Multifamily Sector Needs to Add 4.3 Million Apartments by 2035, Report Says

In order to meet the projected demand for housing in the U.S. 4.3 million apartments must be added by 2035, according to a new report from the National Apartment Association and the National Multifamily Housing Council. The projected total includes 600,000 units that are needed just to bring the 5+ rentals (buildings with five apartments or more) back to equilibrium 

According to the 193-page report, the 600,000 apartment deficit is a direct result of the lack of construction that occurred in the wake of the 2008 financial crisis. That deficit has since snowballed into a much bigger problem. Due to the underproduction of housing, apartment rents have risen, and affordable units have dwindled, 4.7 million apartments with rents of $1,000 a month or less have vanished from the market.

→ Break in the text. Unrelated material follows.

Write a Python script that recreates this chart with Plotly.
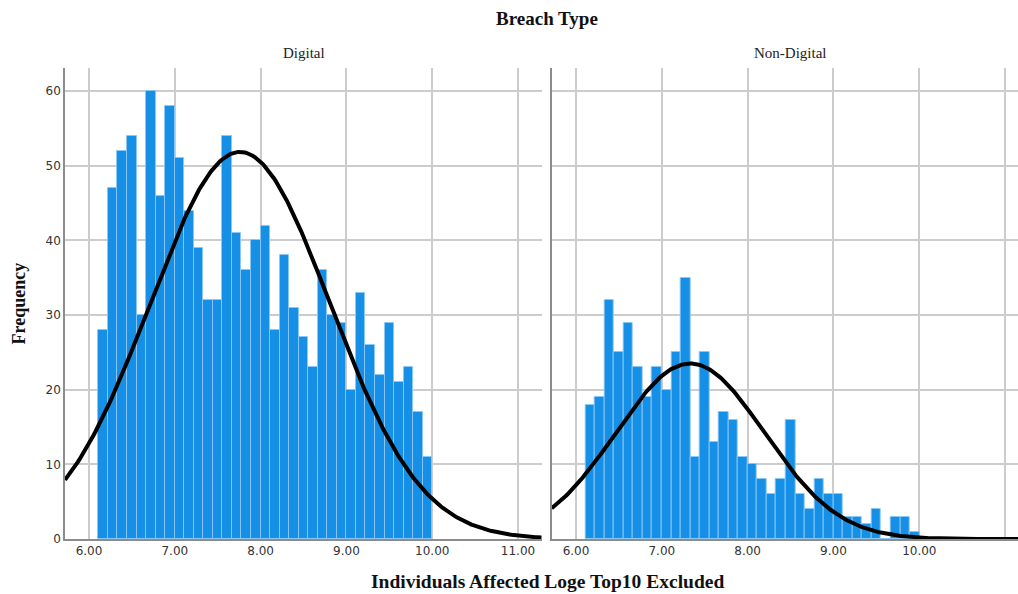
import numpy as np
import plotly.graph_objects as go

# ---- data ----
bin_start = 6.109
bin_width = 0.11117
digital_counts = [28, 47, 52, 54, 30, 60, 46, 58, 51, 44, 39, 32, 32, 54, 41, 36, 40, 42,
                  28, 38, 31, 27, 23, 36, 30, 29, 20, 33, 26, 22, 29, 21, 23, 17, 11]
nondigital_counts = [18, 19, 32, 25, 29, 23, 19, 23, 20, 25, 35, 11, 25, 13, 17, 16, 11, 10,
                     8, 6, 8, 16, 6, 4, 8, 6, 6, 3, 3, 2, 4, 0, 3, 3, 1]
digital_mean, digital_sd = 7.76, 1.052
nondigital_mean, nondigital_sd = 7.33, 0.864
x_ticks = [6, 7, 8, 9, 10, 11]
y_ticks = [0, 10, 20, 30, 40, 50, 60]
panel_titles = ["Digital", "Non-Digital"]

centers = [bin_start + bin_width * (i + 0.5) for i in range(len(digital_counts))]

BAR = "#1590e6"
SERIF = "Liberation Serif"
SANS = "DejaVu Sans"

fig = go.Figure()

def normal_curve(counts, mean, sd, x0, x1):
    n = sum(counts)
    xs = np.linspace(x0, x1, 300)
    ys = n * bin_width / (sd * np.sqrt(2 * np.pi)) * np.exp(-0.5 * ((xs - mean) / sd) ** 2)
    return xs, ys

panels = [
    (digital_counts, digital_mean, digital_sd, "x", "y", [5.72, 11.276]),
    (nondigital_counts, nondigital_mean, nondigital_sd, "x2", "y2", [5.717, 11.15]),
]
for counts, mean, sd, xa, ya, rng in panels:
    fig.add_trace(go.Bar(x=centers, y=counts, width=bin_width, xaxis=xa, yaxis=ya,
                         marker=dict(color=BAR, line=dict(color="rgba(140,200,245,0.9)", width=1)),
                         showlegend=False, hoverinfo="skip"))
    xs, ys = normal_curve(counts, mean, sd, rng[0], rng[1])
    fig.add_trace(go.Scatter(x=xs, y=ys, mode="lines", xaxis=xa, yaxis=ya,
                             line=dict(color="black", width=4), showlegend=False,
                             hoverinfo="skip"))

W, H = 1018, 594
ml, mr, mt, mb = 65, 0, 68, 55
pw = W - ml - mr

axis_common = dict(showgrid=True, gridcolor="#cccccc", gridwidth=1.5, zeroline=False,
                   showline=True, linecolor="#8c8c8c", linewidth=1.5,
                   ticks="", tickfont=dict(family=SANS, size=12, color="#333333"))

def px(xpix):
    return (xpix - ml) / pw

fig.update_layout(
    width=W, height=H,
    margin=dict(l=ml, r=mr, t=mt, b=mb),
    plot_bgcolor="white", paper_bgcolor="white",
    bargap=0,
    xaxis=dict(domain=[0, 476.7 / pw], range=panels[0][5], tickvals=x_ticks,
               tickformat=".2f", anchor="y", **axis_common),
    yaxis=dict(domain=[0, 1], range=[0, 63.1], tickvals=y_ticks, anchor="x",
               **axis_common),
    xaxis2=dict(domain=[486.7 / pw, 1], range=panels[1][5], tickvals=x_ticks,
                tickformat=".2f", anchor="y2", **axis_common),
    yaxis2=dict(domain=[0, 1], range=[0, 63.1], tickvals=y_ticks, anchor="x2",
                showticklabels=False, **axis_common),
    annotations=[
        dict(text="<b>Breach Type</b>", x=px(547), y=1.0, xanchor="center", yanchor="middle",
             xref="paper", yref="paper", yshift=68 - 18, showarrow=False,
             font=dict(family=SERIF, size=19, color="#111111")),
        dict(text=panel_titles[0], x=px(304), y=1.0, xanchor="center", yanchor="middle",
             xref="paper", yref="paper", yshift=68 - 53, showarrow=False,
             font=dict(family=SERIF, size=15, color="#222222")),
        dict(text=panel_titles[1], x=px(790), y=1.0, xanchor="center", yanchor="middle",
             xref="paper", yref="paper", yshift=68 - 53, showarrow=False,
             font=dict(family=SERIF, size=15, color="#222222")),
        dict(text="<b>Frequency</b>", x=px(18), y=0.5, xanchor="center", yanchor="middle",
             xref="paper", yref="paper", textangle=-90, showarrow=False,
             font=dict(family=SERIF, size=18, color="#111111")),
        dict(text="<b>Individuals Affected Loge Top10 Excluded</b>", x=px(547), y=0,
             xanchor="center", yanchor="bottom", xref="paper", yref="paper",
             yshift=-(594 - 539), showarrow=False,
             font=dict(family=SERIF, size=19.5, color="#111111")),
    ],
)

fig.write_html("out.html")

Apartment demand continues to be driven by population growth, young workers leaving their parents’ homes, older people downsizing from homeownership, and immigration. The report speculates that demographic growth will push demand for another 3.7 million new 5+ rental properties through 2035, or an average pace of about 266,000 apartments per year. But in addition to newly constructed units resulting from net new demand, a sizable amount of the new rental housing builds will also need to replace aging buildings. Over half of the 5+ rental stock was constructed prior to 1980 in 14 major U.S. cities.

The study does point out some regional variations. Texas, Florida, and California will account for more than 1.5 million new housing units, or 40 percent of net new demand, through the year 2035. However, secondary cities typically take the lead in terms of percentage growth. It is anticipated that growth in Boise, Austin, Las Vegas, Raleigh, Orlando, and Phoenix will be at least twice as fast as the national average. 

The dynamics of the multifamily market have changed. Population trends, migration patterns, aging infrastructure, and underbuilding have all culminated into a full-on housing crisis. The lack of affordable housing is presenting an opportunity for multifamily developers as a massive supply of homes are and will continue to be needed in the United States.